- Classification: Methodism
- Orientation: Wesleyan-Holiness movement
- Theology: Wesleyan-Arminian
- Polity: Congregational
- Region: Worldwide
- Headquarters: Florence, Mississippi
- Origin: 1852 Georgia
- Separated from: Methodist Episcopal Church, South
- Separations: First Congregational Methodist Church (1852) First Congregational Methodist Church of the USA (1941) Reformed New Congregational Methodist Church (1916) Southern Congregational Methodist Church (1982)
- Congregations: 209 (2024)
- Members: 14,738 (1995)
- Official website: Official website

= Congregational Methodist Church =

Methodist church

The Congregational Methodist Church (CMC) is a Methodist denomination of Christianity based in North America. It is aligned with the Holiness movement and adheres to Wesleyan-Arminian theology. As of 1995, the denomination reported 14,738 members in 187 churches.

==Background==

The Congregational Methodist Church was founded in Georgia in 1852 when several churches split from the Methodist Episcopal Church, South, out of a desire to blend Methodist doctrine with congregational polity.

The Congregational Methodist Church is Wesleyan-Arminian in doctrine, congregational in its system of worship, republican or representative in its system of government, connexional in nature, missionary in outlook, evangelistic in endeavor, and cooperative in spirit. Each local church calls its pastor, owns its property, and sets its budget.

As of late 2024 its congregations are located in Alabama, Florida, Georgia, Indiana, Iowa, Louisiana, Massachusetts, Mississippi, Missouri, New Jersey, New Mexico, Ohio, Oklahoma, South Carolina, Tennessee, Texas, Virginia, Wisconsin, and the Mexican states of Coahuila and Tamaulipas. It also has missionaries in the United States, Mexico, Belize, and Haiti.

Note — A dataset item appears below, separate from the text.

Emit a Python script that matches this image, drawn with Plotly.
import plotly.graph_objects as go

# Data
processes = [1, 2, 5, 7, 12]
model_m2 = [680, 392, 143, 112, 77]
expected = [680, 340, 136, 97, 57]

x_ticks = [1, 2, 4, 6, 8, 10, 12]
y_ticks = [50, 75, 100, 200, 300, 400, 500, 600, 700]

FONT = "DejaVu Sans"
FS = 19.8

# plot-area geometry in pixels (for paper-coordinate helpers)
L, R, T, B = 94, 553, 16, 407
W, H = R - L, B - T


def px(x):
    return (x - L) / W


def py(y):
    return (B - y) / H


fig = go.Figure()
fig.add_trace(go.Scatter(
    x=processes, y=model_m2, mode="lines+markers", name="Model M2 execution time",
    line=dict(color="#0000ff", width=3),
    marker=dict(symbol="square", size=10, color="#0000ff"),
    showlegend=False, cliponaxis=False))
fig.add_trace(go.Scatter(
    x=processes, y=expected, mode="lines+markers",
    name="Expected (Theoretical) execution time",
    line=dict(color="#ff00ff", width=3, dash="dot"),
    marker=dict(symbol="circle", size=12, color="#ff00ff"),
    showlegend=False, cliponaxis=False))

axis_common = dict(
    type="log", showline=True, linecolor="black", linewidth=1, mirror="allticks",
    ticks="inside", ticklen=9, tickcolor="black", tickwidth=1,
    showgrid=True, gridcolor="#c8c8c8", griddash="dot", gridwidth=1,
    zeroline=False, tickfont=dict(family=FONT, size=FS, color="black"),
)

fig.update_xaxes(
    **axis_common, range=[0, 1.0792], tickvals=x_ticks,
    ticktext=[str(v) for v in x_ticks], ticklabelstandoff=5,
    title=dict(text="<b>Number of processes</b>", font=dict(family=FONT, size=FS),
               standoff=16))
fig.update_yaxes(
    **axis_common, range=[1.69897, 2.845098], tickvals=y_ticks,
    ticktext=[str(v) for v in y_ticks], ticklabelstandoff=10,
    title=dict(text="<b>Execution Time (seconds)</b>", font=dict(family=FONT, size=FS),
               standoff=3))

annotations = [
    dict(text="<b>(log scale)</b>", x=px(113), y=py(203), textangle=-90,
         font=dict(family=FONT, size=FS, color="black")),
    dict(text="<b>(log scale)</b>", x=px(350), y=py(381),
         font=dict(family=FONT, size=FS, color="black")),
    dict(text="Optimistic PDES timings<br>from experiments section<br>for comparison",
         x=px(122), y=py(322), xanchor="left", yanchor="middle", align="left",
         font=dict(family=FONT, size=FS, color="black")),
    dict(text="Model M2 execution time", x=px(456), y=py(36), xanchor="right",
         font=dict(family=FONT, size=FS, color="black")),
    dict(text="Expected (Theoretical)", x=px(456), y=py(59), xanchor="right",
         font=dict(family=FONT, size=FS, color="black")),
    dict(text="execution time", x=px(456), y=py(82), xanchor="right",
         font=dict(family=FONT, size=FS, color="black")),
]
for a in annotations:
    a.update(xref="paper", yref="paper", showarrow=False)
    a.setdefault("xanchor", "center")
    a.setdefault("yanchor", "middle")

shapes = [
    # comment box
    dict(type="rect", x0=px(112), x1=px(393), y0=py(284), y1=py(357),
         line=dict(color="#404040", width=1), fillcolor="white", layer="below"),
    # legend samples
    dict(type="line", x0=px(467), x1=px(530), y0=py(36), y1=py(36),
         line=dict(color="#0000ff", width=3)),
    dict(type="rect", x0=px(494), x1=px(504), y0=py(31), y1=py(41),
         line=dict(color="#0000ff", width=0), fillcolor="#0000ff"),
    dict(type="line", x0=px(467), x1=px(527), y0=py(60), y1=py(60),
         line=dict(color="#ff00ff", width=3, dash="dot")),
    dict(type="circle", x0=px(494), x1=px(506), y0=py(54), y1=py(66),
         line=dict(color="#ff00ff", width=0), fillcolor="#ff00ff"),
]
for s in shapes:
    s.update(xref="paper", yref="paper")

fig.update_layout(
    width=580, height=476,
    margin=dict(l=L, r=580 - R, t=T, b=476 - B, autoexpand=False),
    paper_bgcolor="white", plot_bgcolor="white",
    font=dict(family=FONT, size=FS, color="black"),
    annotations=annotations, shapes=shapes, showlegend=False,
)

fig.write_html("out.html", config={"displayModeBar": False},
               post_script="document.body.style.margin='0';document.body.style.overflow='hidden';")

In 1944, the Congregational Methodist Church, then headquartered in Dallas, Texas, established The Dallas Bible School, an institution of higher education. The school was moved to Tehuacana, Texas, for several years, and was renamed Westminster College and Bible Institute. The school was permanently relocated to Florence, Mississippi in 1972, and was renamed Wesley College, a name that reflected its Wesleyan-Arminian tradition. Wesley College was closed in July 2010.

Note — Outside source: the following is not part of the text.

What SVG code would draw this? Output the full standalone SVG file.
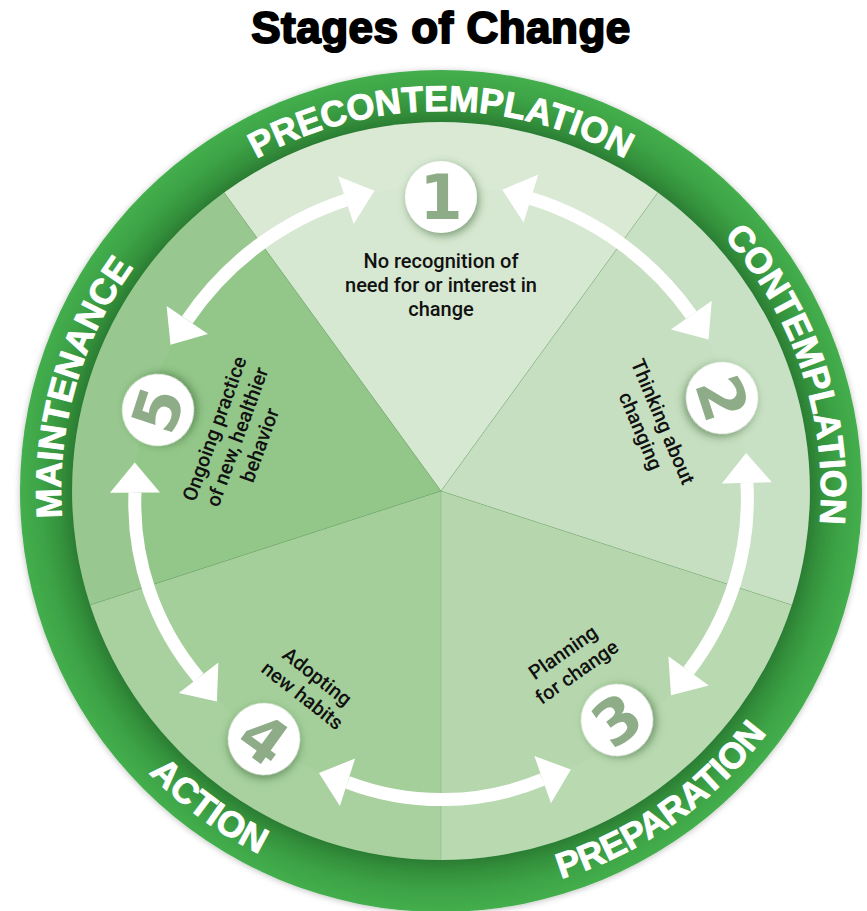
<svg xmlns="http://www.w3.org/2000/svg" width="867" height="911" viewBox="0 0 867 911">
  <defs>
    <style>
      .title { font-family: "Liberation Sans", Arial, sans-serif; font-weight: bold; font-size: 44px; fill: #000; stroke: #000; stroke-width: 2px; stroke-linejoin: round; text-anchor: middle; letter-spacing: 0.5px; }
      .ringlabel { font-family: "Liberation Sans", Arial, sans-serif; font-weight: bold; font-size: 36px; fill: #fff; stroke: #fff; stroke-width: 0.9px; stroke-linejoin: round; }
      .desc { font-family: Roboto, "Liberation Sans", sans-serif; font-weight: 500; font-size: 20px; fill: #111; text-anchor: middle; }
      .badge { fill: #fff; }
      .num { font-family: "DejaVu Sans", "Liberation Sans", sans-serif; font-weight: bold; font-size: 62px; fill: #8dac87; text-anchor: middle; }
      .shaft { fill: none; stroke: #fff; stroke-width: 13; }
      .head { fill: #fff; }
      .divider { stroke: #6f9a66; stroke-opacity: 0.35; stroke-width: 0.8; }
    </style>
    <radialGradient id="ringGrad" gradientUnits="userSpaceOnUse" cx="441" cy="491" r="421">
      <stop offset="0" stop-color="#2b7d33"/>
      <stop offset="0.876" stop-color="#2b7d33"/>
      <stop offset="0.905" stop-color="#33903b"/>
      <stop offset="0.95" stop-color="#3da346"/>
      <stop offset="1" stop-color="#44ae4d"/>
    </radialGradient>
    <filter id="ringShadow" x="-10%" y="-10%" width="120%" height="120%">
      <feGaussianBlur in="SourceAlpha" stdDeviation="3"/>
      <feOffset dx="0" dy="1" result="b"/>
      <feFlood flood-color="#000" flood-opacity="0.25"/>
      <feComposite in2="b" operator="in"/>
      <feMerge><feMergeNode/><feMergeNode in="SourceGraphic"/></feMerge>
    </filter>
    <filter id="badgeShadow" x="-50%" y="-50%" width="200%" height="200%">
      <feGaussianBlur in="SourceAlpha" stdDeviation="4"/>
      <feOffset dx="2" dy="3" result="b"/>
      <feFlood flood-color="#2f5d2c" flood-opacity="0.55"/>
      <feComposite in2="b" operator="in"/>
      <feMerge><feMergeNode/><feMergeNode in="SourceGraphic"/></feMerge>
    </filter>
    <!-- baselines for the ring labels: clockwise on top, counter-clockwise below -->
    <path id="arcPre" d="M111.9,301 A380,380 0 0 1 770.1,301"/>
    <path id="arcCon" d="M516.8,118.6 A380,380 0 0 1 725.6,742.8"/>
    <path id="arcMai" d="M167.7,755 A380,380 0 0 1 349.1,122.3"/>
    <path id="arcAct" d="M37.4,446.5 A406,406 0 0 0 604.2,862.8"/>
    <path id="arcPrep" d="M271.3,859.9 A406,406 0 0 0 845.3,453.5"/>
  </defs>

  <rect width="867" height="911" fill="#fff"/>

  <text class="title" x="441" y="43">Stages of Change</text>

  <!-- outer ring -->
  <g id="ring">
    <circle cx="441" cy="491" r="421" fill="url(#ringGrad)" filter="url(#ringShadow)"/>
  </g>

  <!-- pie sectors -->
  <g id="sectors">
    <path d="M441,491 L224.1,192.5 A369,369 0 0 1 657.9,192.5 Z" fill="#d7e8d2"/>
    <path d="M441,491 L657.9,192.5 A369,369 0 0 1 791.9,605 Z" fill="#c6dfc0"/>
    <path d="M441,491 L791.9,605 A369,369 0 0 1 441,860 Z" fill="#b6d7ad"/>
    <path d="M441,491 L441,860 A369,369 0 0 1 90.1,605 Z" fill="#a4cf9a"/>
    <path d="M441,491 L90.1,605 A369,369 0 0 1 224.1,192.5 Z" fill="#93c689"/>
    <path d="M72,491 A369,369 0 1 1 810,491 A369,369 0 1 1 72,491 Z M135,491 A306,306 0 1 0 747,491 A306,306 0 1 0 135,491 Z" fill="#fff" fill-opacity="0.05" fill-rule="evenodd"/>
    <line class="divider" x1="441" y1="491" x2="224.1" y2="192.5"/>
    <line class="divider" x1="441" y1="491" x2="657.9" y2="192.5"/>
    <line class="divider" x1="441" y1="491" x2="791.9" y2="605"/>
    <line class="divider" x1="441" y1="491" x2="441" y2="860"/>
    <line class="divider" x1="441" y1="491" x2="90.1" y2="605"/>
  </g>

  <!-- double-headed arrows between the stages -->
  <g id="connectors">
    <path class="shaft" d="M530.96,198.53 A306,306 0 0 1 691.3,315.05"/>
    <polygon class="head" points="502.3,189.7 538.3,174.6 523.6,222.4"/>
    <polygon class="head" points="708.55,339.6 711.75,300.7 670.85,329.4"/>

    <path class="shaft" d="M746.9,482.99 A280,280 0 0 1 688.6,670.9"/>
    <polygon class="head" points="746.1,453 771.9,482.3 721.9,483.6"/>
    <polygon class="head" points="671,695.2 708.8,685.6 668.4,656.2"/>

    <path class="shaft" d="M542.65,779.6 A265,265 0 0 1 347.5,782.3"/>
    <polygon class="head" points="570.9,769.6 550.95,803.2 534.35,756"/>
    <polygon class="head" points="318.9,773.1 339.9,806.1 355.1,758.5"/>

    <path class="shaft" d="M198.6,677.7 A270,270 0 0 1 135,492.6"/>
    <polygon class="head" points="216.9,701.5 178.8,692.95 218.4,662.4"/>
    <polygon class="head" points="134.8,462.6 110,492.7 160,492.5"/>

    <path class="shaft" d="M187.3,319.9 A306,306 0 0 1 345.9,200.1"/>
    <polygon class="head" points="170.5,344.8 166.6,305.9 208,333.9"/>
    <polygon class="head" points="374.4,190.8 338.1,176.3 353.7,223.9"/>
  </g>

  <g id="stage-1">
    <text class="ringlabel"><textPath href="#arcPre" startOffset="50%" text-anchor="middle">PRECONTEMPLATION</textPath></text>
    <g transform="translate(441,197)">
      <circle class="badge" r="36" filter="url(#badgeShadow)"/>
      <text class="num" y="22">1</text>
    </g>
    <text class="desc" x="441" y="268">No recognition of</text>
    <text class="desc" x="441" y="292">need for or interest in</text>
    <text class="desc" x="441" y="316">change</text>
  </g>

  <g id="stage-2">
    <text class="ringlabel"><textPath href="#arcCon" startOffset="50%" text-anchor="middle">CONTEMPLATION</textPath></text>
    <g transform="translate(722,398) rotate(72)">
      <circle class="badge" r="36" filter="url(#badgeShadow)"/>
      <text class="num" y="22">2</text>
    </g>
    <g transform="translate(656.5,424.3) rotate(67)">
      <text class="desc" x="0" y="0">Thinking about</text>
      <text class="desc" x="0" y="24">changing</text>
    </g>
  </g>

  <g id="stage-3">
    <text class="ringlabel"><textPath href="#arcPrep" startOffset="50%" text-anchor="middle">PREPARATION</textPath></text>
    <g transform="translate(617,720) rotate(-36)">
      <circle class="badge" r="36" filter="url(#badgeShadow)"/>
      <text class="num" y="22">3</text>
    </g>
    <g transform="translate(567,658) rotate(-35)">
      <text class="desc" x="0" y="0">Planning</text>
      <text class="desc" x="0" y="24">for change</text>
    </g>
  </g>

  <g id="stage-4">
    <text class="ringlabel"><textPath href="#arcAct" startOffset="50%" text-anchor="middle">ACTION</textPath></text>
    <g transform="translate(264,739) rotate(36)">
      <circle class="badge" r="36" filter="url(#badgeShadow)"/>
      <text class="num" y="22">4</text>
    </g>
    <g transform="translate(313,682) rotate(38)">
      <text class="desc" x="0" y="0">Adopting</text>
      <text class="desc" x="0" y="24">new habits</text>
    </g>
  </g>

  <g id="stage-5">
    <text class="ringlabel"><textPath href="#arcMai" startOffset="50%" text-anchor="middle">MAINTENANCE</textPath></text>
    <g transform="translate(158,410) rotate(-72)">
      <circle class="badge" r="36" filter="url(#badgeShadow)"/>
      <text class="num" y="22">5</text>
    </g>
    <g transform="translate(221,431) rotate(-70)">
      <text class="desc" x="0" y="0">Ongoing practice</text>
      <text class="desc" x="0" y="24">of new, healthier</text>
      <text class="desc" x="0" y="48">behavior</text>
    </g>
  </g>
</svg>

The church's denominational headquarters are located in Florence, Mississippi, serving churches and programs of the denomination.

In 2023, a few congregations of the United Methodist Church left that denomination to join the Congregational Methodist Church or Free Methodist Church (and many more joining the newly minted traditionalist Global Methodist Church) due to a major schism that arose over the issue of allowing gay clergy and/or weddings.